This is a great light dish for summertime. Choose uniformly shaped Italian (globe) eggplants that are of medium size. The larger an eggplant, the larger the seeds. Serve this dish with a salad as a nice meal or as an appetizer for a group. The recipe easily scales up as needed.
- 1 medium Italian eggplant
- ½ yellow onion, chopped
- red pepper flakes
- 2 firm medium fresh tomatoes, e.g. plum
- 1 garlic clove
- 6 pitted black olives
- 1 tbsp drained capers
- ¼ dried breadcrumbs (I like to use panko breadcrumbs)
- 2 stems mint leaves, stems removed, plus some chopped mint for garnish
- 1 tbsp grated cheese (pecorino or parmigiana)
- Extra virgin olive oil
- Salt and pepper
Prepare the stuffing. Select a medium bowl to hold the stuffing.
- Slice the eggplant lengthwise in half. With a melon baller or teaspoon, hollow out the eggplant and place the pulp on a cutting board. Rough chop the pulp. Set the hollowed eggplant aside.
- Over medium heat, add a tbsp of olive oil to a medium sauce pan. Add the chopped onion, a pinch of salt and a pinch of red pepper flakes. Sauté until the onion begins to soften. Add the garlic and cook for a minute more. Finally add the chopped eggplant pulp and sauté until everything is softened. If the pan becomes dry, add a little water or white wine. Place the mixture in the bowl for the stuffing.
- Rough chop the tomatoes, capers and pitted black olives and add to the stuffing bowl. Rough chop the mint leaves and add to bowl.
- Finally, add the breadcrumbs and cheese to bowl. Mix together and taste. Quite a bit of salt was already added by the olives, capers and cheese. Add salt and pepper as you like. Add a tbsp of olive oil to moisten the mixture; toss to combine.

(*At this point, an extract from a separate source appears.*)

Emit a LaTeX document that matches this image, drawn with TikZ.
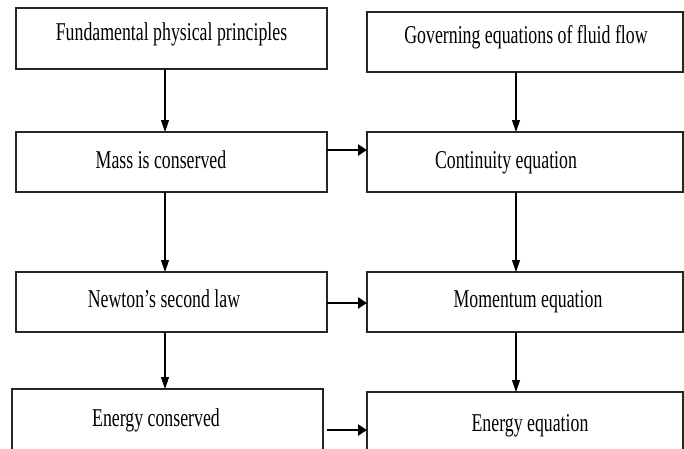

Prepare the eggplant. Select a baking dish to hold the eggplant halves.
- Trim away the the root end of the eggplant. Rinse out each half and lay each half cut side down on a towel to dry.
- Hold each eggplant half over the bowl with the stuffing, stuff the eggplant with the prepared mixture filling it but without packing in. Place each eggplant in the baking dish.
- Preheat oven to 400℉. Drizzle a little olive oil over each eggplant. Add a few tbsps water to the baking dish to create steam. Grease the underside of a piece of foil with olive oil using a pastry brush, a paper towel or cooking spray.
- Cover the dish holding the eggplant with the prepared foil and seal tightly. Bake for 30 minutes. Carefully remove the foil and check if the eggplant is soft by inserting a sharp knife into the white flesh. If still tough, re-cover and bake for another ten minutes and test again. Finally, bake uncovered for another 10 minutes to brown the eggplant.
- This dish can be served hot, room temperature or cold; before serving sprinkle chopped mint on top. If you are going to refrigerate the eggplant for later, allow them to cool to room temp before placing in the refrigerator.